┏━━
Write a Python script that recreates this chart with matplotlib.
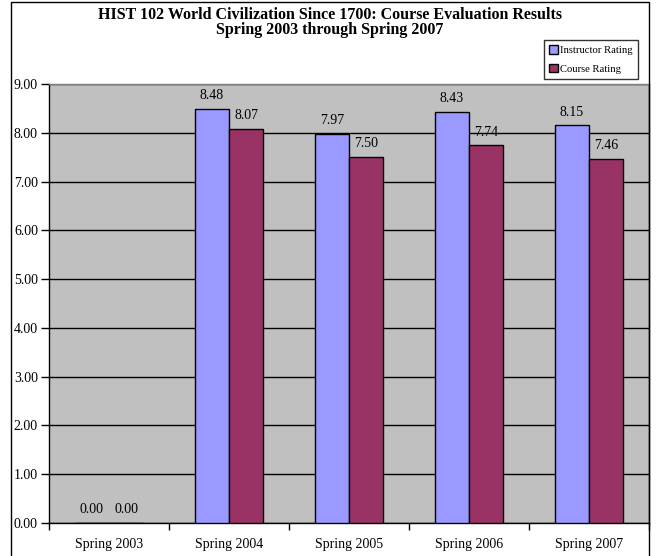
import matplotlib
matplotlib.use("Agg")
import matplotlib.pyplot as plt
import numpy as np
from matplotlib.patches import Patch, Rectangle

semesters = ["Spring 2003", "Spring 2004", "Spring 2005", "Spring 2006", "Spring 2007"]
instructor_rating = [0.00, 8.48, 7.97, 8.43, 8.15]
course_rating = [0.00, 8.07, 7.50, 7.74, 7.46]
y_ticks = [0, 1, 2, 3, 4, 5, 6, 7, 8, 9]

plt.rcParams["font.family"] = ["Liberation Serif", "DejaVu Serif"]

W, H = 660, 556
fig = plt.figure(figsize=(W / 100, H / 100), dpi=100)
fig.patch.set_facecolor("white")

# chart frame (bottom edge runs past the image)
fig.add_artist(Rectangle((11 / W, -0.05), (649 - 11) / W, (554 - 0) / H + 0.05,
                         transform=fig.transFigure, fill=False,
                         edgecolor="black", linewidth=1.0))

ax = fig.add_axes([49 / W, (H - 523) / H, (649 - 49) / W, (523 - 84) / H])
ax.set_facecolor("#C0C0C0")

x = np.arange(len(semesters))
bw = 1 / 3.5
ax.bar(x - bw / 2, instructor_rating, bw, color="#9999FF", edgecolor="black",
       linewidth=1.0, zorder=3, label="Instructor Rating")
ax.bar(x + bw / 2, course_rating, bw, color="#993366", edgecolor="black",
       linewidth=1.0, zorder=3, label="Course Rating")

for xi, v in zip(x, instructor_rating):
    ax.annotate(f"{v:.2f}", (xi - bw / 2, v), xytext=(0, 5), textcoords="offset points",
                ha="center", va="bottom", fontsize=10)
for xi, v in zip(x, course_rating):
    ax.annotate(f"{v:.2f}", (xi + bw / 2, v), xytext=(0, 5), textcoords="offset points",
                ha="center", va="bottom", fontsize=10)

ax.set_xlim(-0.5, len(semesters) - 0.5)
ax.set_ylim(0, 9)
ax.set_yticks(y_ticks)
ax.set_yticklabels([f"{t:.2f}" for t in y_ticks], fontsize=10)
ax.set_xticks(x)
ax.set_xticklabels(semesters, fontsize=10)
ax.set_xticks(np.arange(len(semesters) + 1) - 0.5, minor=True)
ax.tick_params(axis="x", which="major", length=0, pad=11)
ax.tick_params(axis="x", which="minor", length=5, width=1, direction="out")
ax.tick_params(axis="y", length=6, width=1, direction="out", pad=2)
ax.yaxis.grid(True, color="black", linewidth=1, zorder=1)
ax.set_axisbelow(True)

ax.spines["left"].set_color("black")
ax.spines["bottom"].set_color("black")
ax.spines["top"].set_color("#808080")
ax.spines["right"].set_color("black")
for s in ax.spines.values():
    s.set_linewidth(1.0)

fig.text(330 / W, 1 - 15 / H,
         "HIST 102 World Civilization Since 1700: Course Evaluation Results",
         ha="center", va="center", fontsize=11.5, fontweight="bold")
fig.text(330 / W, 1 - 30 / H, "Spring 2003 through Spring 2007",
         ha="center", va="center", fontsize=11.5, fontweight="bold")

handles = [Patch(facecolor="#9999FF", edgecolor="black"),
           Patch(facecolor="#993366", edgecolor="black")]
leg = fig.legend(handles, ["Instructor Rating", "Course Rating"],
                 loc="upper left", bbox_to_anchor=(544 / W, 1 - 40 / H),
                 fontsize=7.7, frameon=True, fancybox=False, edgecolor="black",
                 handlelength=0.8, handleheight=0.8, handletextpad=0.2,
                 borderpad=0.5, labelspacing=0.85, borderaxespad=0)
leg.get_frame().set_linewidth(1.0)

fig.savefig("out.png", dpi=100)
┗━━
* _Directive_
Keep the pictures out of the copy and write out the data exactly as it stands.

* _Complete answer_
Write a Python script that recreates this chart with matplotlib.
import matplotlib
matplotlib.use("Agg")
import matplotlib.pyplot as plt
import numpy as np
from matplotlib.patches import Patch, Rectangle

semesters = ["Spring 2003", "Spring 2004", "Spring 2005", "Spring 2006", "Spring 2007"]
instructor_rating = [0.00, 8.48, 7.97, 8.43, 8.15]
course_rating = [0.00, 8.07, 7.50, 7.74, 7.46]
y_ticks = [0, 1, 2, 3, 4, 5, 6, 7, 8, 9]

plt.rcParams["font.family"] = ["Liberation Serif", "DejaVu Serif"]

W, H = 660, 556
fig = plt.figure(figsize=(W / 100, H / 100), dpi=100)
fig.patch.set_facecolor("white")

# chart frame (bottom edge runs past the image)
fig.add_artist(Rectangle((11 / W, -0.05), (649 - 11) / W, (554 - 0) / H + 0.05,
                         transform=fig.transFigure, fill=False,
                         edgecolor="black", linewidth=1.0))

ax = fig.add_axes([49 / W, (H - 523) / H, (649 - 49) / W, (523 - 84) / H])
ax.set_facecolor("#C0C0C0")

x = np.arange(len(semesters))
bw = 1 / 3.5
ax.bar(x - bw / 2, instructor_rating, bw, color="#9999FF", edgecolor="black",
       linewidth=1.0, zorder=3, label="Instructor Rating")
ax.bar(x + bw / 2, course_rating, bw, color="#993366", edgecolor="black",
       linewidth=1.0, zorder=3, label="Course Rating")

for xi, v in zip(x, instructor_rating):
    ax.annotate(f"{v:.2f}", (xi - bw / 2, v), xytext=(0, 5), textcoords="offset points",
                ha="center", va="bottom", fontsize=10)
for xi, v in zip(x, course_rating):
    ax.annotate(f"{v:.2f}", (xi + bw / 2, v), xytext=(0, 5), textcoords="offset points",
                ha="center", va="bottom", fontsize=10)

ax.set_xlim(-0.5, len(semesters) - 0.5)
ax.set_ylim(0, 9)
ax.set_yticks(y_ticks)
ax.set_yticklabels([f"{t:.2f}" for t in y_ticks], fontsize=10)
ax.set_xticks(x)
ax.set_xticklabels(semesters, fontsize=10)
ax.set_xticks(np.arange(len(semesters) + 1) - 0.5, minor=True)
ax.tick_params(axis="x", which="major", length=0, pad=11)
ax.tick_params(axis="x", which="minor", length=5, width=1, direction="out")
ax.tick_params(axis="y", length=6, width=1, direction="out", pad=2)
ax.yaxis.grid(True, color="black", linewidth=1, zorder=1)
ax.set_axisbelow(True)

ax.spines["left"].set_color("black")
ax.spines["bottom"].set_color("black")
ax.spines["top"].set_color("#808080")
ax.spines["right"].set_color("black")
for s in ax.spines.values():
    s.set_linewidth(1.0)

fig.text(330 / W, 1 - 15 / H,
         "HIST 102 World Civilization Since 1700: Course Evaluation Results",
         ha="center", va="center", fontsize=11.5, fontweight="bold")
fig.text(330 / W, 1 - 30 / H, "Spring 2003 through Spring 2007",
         ha="center", va="center", fontsize=11.5, fontweight="bold")

handles = [Patch(facecolor="#9999FF", edgecolor="black"),
           Patch(facecolor="#993366", edgecolor="black")]
leg = fig.legend(handles, ["Instructor Rating", "Course Rating"],
                 loc="upper left", bbox_to_anchor=(544 / W, 1 - 40 / H),
                 fontsize=7.7, frameon=True, fancybox=False, edgecolor="black",
                 handlelength=0.8, handleheight=0.8, handletextpad=0.2,
                 borderpad=0.5, labelspacing=0.85, borderaxespad=0)
leg.get_frame().set_linewidth(1.0)

fig.savefig("out.png", dpi=100)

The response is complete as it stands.